SAMPIT- Penolakan terhadap program transmigrasi yang direncanakan pemerintah terus bermunculan dari berbagai elemen masyarakat. Program ini dianggap sudah ketinggalan zaman, tidak sesuai dengan perkembangan saat ini, dan berpotensi menimbulkan konflik baru dengan masyarakat setempat.
Selain Dewan Adat Dayak (DAD) Kotim yang sebelumnya telah menyuarakan penolakannya secara terbuka, kelompok masyarakat adat Tariu Borneo Bangkule Rajakng (TBBR) juga menyampaikan sikap serupa. Dalam sebuah video yang beredar luas, lebih dari seratus anggota Pasukan Merah secara tegas menolak keberadaan program transmigrasi di wilayah Kalimantan.
Baca Juga: Soal Transmigrasi ke Kalbar, Pemprov Kalbar Prioritaskan Penduduk Lokal
Pemerintah pusat diminta untuk menghentikan sementara pelaksanaan program tersebut dan melakukan kajian menyeluruh dari aspek sosial, budaya, serta hak-hak masyarakat adat. Langkah ini dinilai penting agar penduduk asli tidak merasa tersingkir atau hanya menjadi penonton di tanah mereka sendiri, sementara para pendatang mendapatkan berbagai fasilitas.
Menanggapi maraknya penolakan tersebut, pemerhati kebijakan publik di Kotim, Muhammad Gumarang, berpendapat bahwa konsep pemindahan warga dari daerah padat ke wilayah yang lebih sepi penduduk sudah tidak sesuai dengan konteks zaman sekarang. “Model pemindahan penduduk seperti itu sudah tidak relevan.

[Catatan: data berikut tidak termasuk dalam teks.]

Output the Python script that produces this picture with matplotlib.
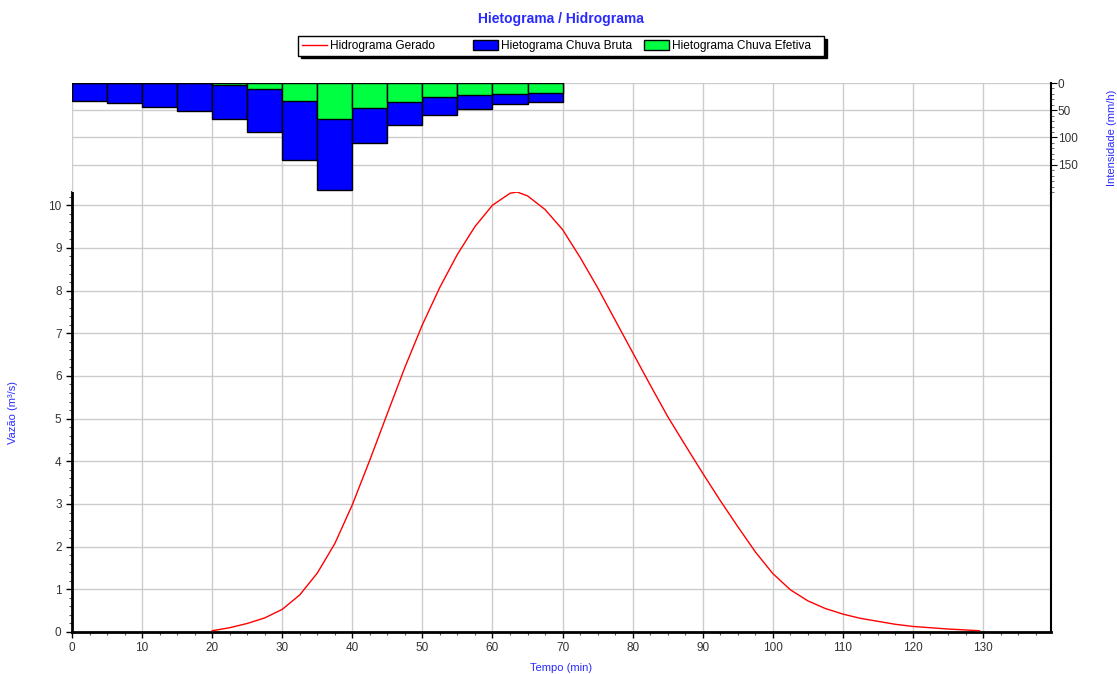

Perlu ada pendekatan baru yang lebih modern agar program transmigrasi bisa berjalan secara alami,” ujar Gumarang, Kamis (17/7/2025).
Menurut Gumarang, saat ini bukan lagi era pemerintahan Presiden Soeharto yang dengan mudahnya memindahkan penduduk dalam jumlah besar ke daerah lain, seperti Kalteng. Hal tersebut akan menimbulkan reaksi keras dari kalangan penduduk setempat. ”Sekarang tidak bisa lagi. Pemerintah harus berpikir bagaimana transmigrasi alamiah bisa terjadi dengan pola modernisasi,” ujarnya. Menurut Gumarang, transmigrasi bisa dilakukan apabila daerah tujuan dibangun terlebih dulu hingga lebih maju dalam segala bidang. Baik infrastruktur, ekonomi, dan kesejahteraan warga yang tidak lagi hidup dalam garis kemiskinan.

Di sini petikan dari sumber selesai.